Third Cause of Action: Wrongful Foreclosure
“The elements of a wrongful foreclosure cause of action are: (1) The trustee or mortgagee caused
an illegal, fraudulent, or willfully oppressive sale of real property pursuant to a power of sale in a
mortgage or deed of trust; (2) the party attacking the sale (usually but not always the trustor or
mortgagor) was prejudiced or harmed; and (3) in cases where the trustor or mortgagor challenges
the sale, the trustor or mortgagor tendered the amount of the secured indebtedness or was
excused from tendering.” (Citrus El Dorado, LLC v. Chicago Title Co. (2019) 32 Cal.App.5th
943, 948, quotation marks and brackets omitted.)

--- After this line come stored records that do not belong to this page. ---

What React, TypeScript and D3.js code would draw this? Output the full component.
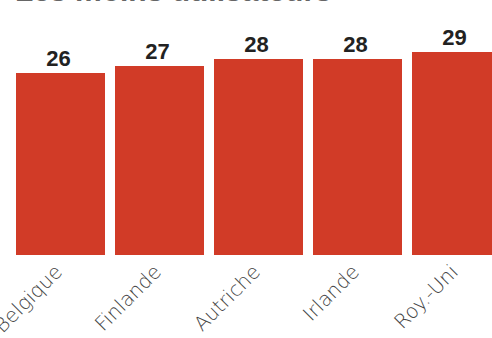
import React from "react";
import * as d3 from "d3";

const title = "Les moins utilisateurs";
const categories = ["Belgique", "Finlande", "Autriche", "Irlande", "Roy.-Uni"];
const values = [26, 27, 28, 28, 29];

const W = 492;
const H = 338;

export default function App() {
  const x = d3
    .scaleBand<string>()
    .domain(categories)
    .range([16, 501])
    .paddingInner(10 / 99)
    .paddingOuter(0);
  const y = d3.scaleLinear().domain([0, 30]).range([255, 45]);

  return (
    <svg
      width={W}
      height={H}
      style={{ position: "absolute", left: 0, top: 0, background: "#fff" }}
    >
      <text
        x={15}
        y={1}
        fontFamily="Liberation Sans, Arial, sans-serif"
        fontWeight="bold"
        fontSize={30}
        fill="#666"
      >
        {title}
      </text>
      {categories.map((c, i) => {
        const bx = x(c)!;
        const bw = x.bandwidth();
        const cx = bx + bw / 2;
        return (
          <g key={c}>
            <rect
              x={bx}
              y={y(values[i])}
              width={bw}
              height={y(0) - y(values[i])}
              fill="#d13b27"
            />
            <text
              x={cx - 2}
              y={y(values[i]) - 7}
              textAnchor="middle"
              fontFamily="Liberation Sans, Arial, sans-serif"
              fontWeight="bold"
              fontSize={22}
              fill="#222"
            >
              {values[i]}
            </text>
            <text
              transform={`translate(${cx + 3},${y(0) + 18}) rotate(-45)`}
              textAnchor="end"
              fontFamily="'DejaVu Sans', sans-serif"
              fontWeight={200}
              fontSize={20}
              fill="#444"
            >
              {c}
            </text>
          </g>
        );
      })}
    </svg>
  );
}
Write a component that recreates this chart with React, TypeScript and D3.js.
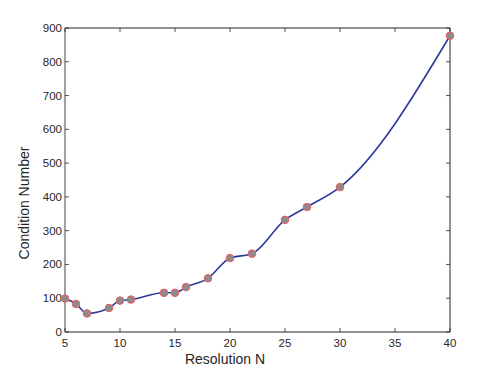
import React, { useEffect, useRef } from "react";
import * as d3 from "d3";

const resolution = [5, 6, 7, 9, 10, 11, 14, 15, 16, 18, 20, 22, 25, 27, 30, 40];
const condition = [99, 83, 55, 71, 93, 96, 116, 116, 133, 159, 219, 232, 332, 370, 429, 877];
const xTicks = [5, 10, 15, 20, 25, 30, 35, 40];
const yTicks = [0, 100, 200, 300, 400, 500, 600, 700, 800, 900];

export default function App() {
  const ref = useRef<SVGSVGElement>(null);

  useEffect(() => {
    const svg = d3.select(ref.current);
    svg.selectAll("*").remove();

    const left = 65, right = 450, top = 28, bottom = 332;
    const x = d3.scaleLinear().domain([5, 40]).range([left, right]);
    const y = d3.scaleLinear().domain([0, 900]).range([bottom, top]);
    const font = "Arial, 'Liberation Sans', Helvetica, sans-serif";
    const dark = "#262626";

    svg.append("rect").attr("width", 498).attr("height", 374).attr("fill", "#fff");

    // box
    svg.append("line").attr("x1", left).attr("x2", right).attr("y1", top).attr("y2", top)
      .attr("stroke", dark).attr("stroke-width", 1);
    svg.append("line").attr("x1", left).attr("x2", right).attr("y1", bottom).attr("y2", bottom)
      .attr("stroke", dark).attr("stroke-width", 1.2);
    svg.append("line").attr("x1", right).attr("x2", right).attr("y1", top).attr("y2", bottom)
      .attr("stroke", dark).attr("stroke-width", 1);
    svg.append("line").attr("x1", left).attr("x2", left).attr("y1", top).attr("y2", bottom)
      .attr("stroke", "#8a8a8a").attr("stroke-width", 1.6);

    // x ticks
    xTicks.forEach(t => {
      svg.append("line").attr("x1", x(t)).attr("x2", x(t)).attr("y1", bottom).attr("y2", bottom - 4)
        .attr("stroke", dark).attr("stroke-width", 0.8);
      svg.append("line").attr("x1", x(t)).attr("x2", x(t)).attr("y1", top).attr("y2", top + 4)
        .attr("stroke", dark).attr("stroke-width", 0.8);
      svg.append("text").attr("x", x(t)).attr("y", 347).attr("text-anchor", "middle")
        .attr("font-family", font).attr("font-size", 11.5).attr("fill", dark).text(t);
    });

    // y ticks
    yTicks.forEach(t => {
      svg.append("line").attr("x1", left).attr("x2", left + 4).attr("y1", y(t)).attr("y2", y(t))
        .attr("stroke", dark).attr("stroke-width", 0.8);
      svg.append("line").attr("x1", right).attr("x2", right - 4).attr("y1", y(t)).attr("y2", y(t))
        .attr("stroke", dark).attr("stroke-width", 0.8);
      svg.append("text").attr("x", 62).attr("y", y(t) + 4).attr("text-anchor", "end")
        .attr("font-family", font).attr("font-size", 11.5).attr("fill", dark).text(t);
    });

    svg.append("text").attr("x", 225).attr("y", 364).attr("text-anchor", "middle")
      .attr("font-family", font).attr("font-size", 14).attr("fill", dark).text("Resolution N");
    svg.append("text").attr("transform", "translate(29,203) rotate(-90)").attr("text-anchor", "middle")
      .attr("font-family", font).attr("font-size", 14).attr("fill", dark).text("Condition Number");

    const pts = resolution.map((r, i) => [r, condition[i]] as [number, number]);
    const line = d3.line<[number, number]>()
      .x(d => x(d[0])).y(d => y(d[1]))
      .curve(d3.curveMonotoneX);
    svg.append("path").attr("d", line(pts)).attr("fill", "none")
      .attr("stroke", "#2b3a98").attr("stroke-width", 1.6);

    svg.selectAll(".pt").data(pts).enter().append("circle")
      .attr("cx", d => x(d[0])).attr("cy", d => y(d[1])).attr("r", 3.8)
      .attr("fill", "#8c8c8c").attr("stroke", "#f05a64").attr("stroke-width", 1);
  }, []);

  return (
    <svg ref={ref} width={498} height={374} style={{ position: "absolute", left: 0, top: 0 }} />
  );
}
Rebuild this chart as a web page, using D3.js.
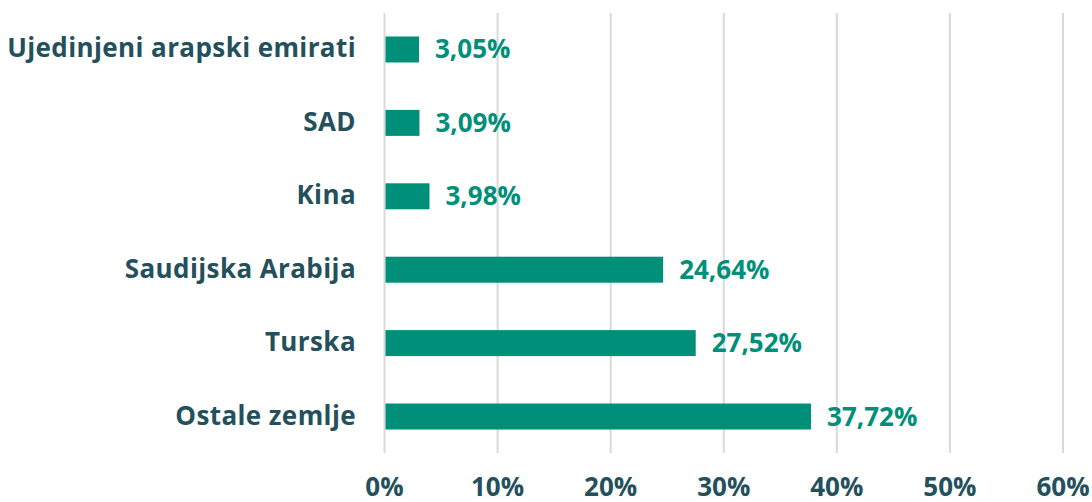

Plaintiff asserts wrongful foreclosure based on the conduct alleged in the prior two causes of
action, specifically the representations that the foreclosure sale would be postponed, but it was
not. (Third Am. Compl. ¶ 38.) As with Plaintiff’s other claims, the purported agreement to
postpone is subject to the statute of frauds, and Plaintiff has not sufficiently set forth the
representations made to him or contract between Plaintiff and Defendants. Accordingly,
Defendants’ demurrer to the third cause of action is also SUSTAINED without leave to amend.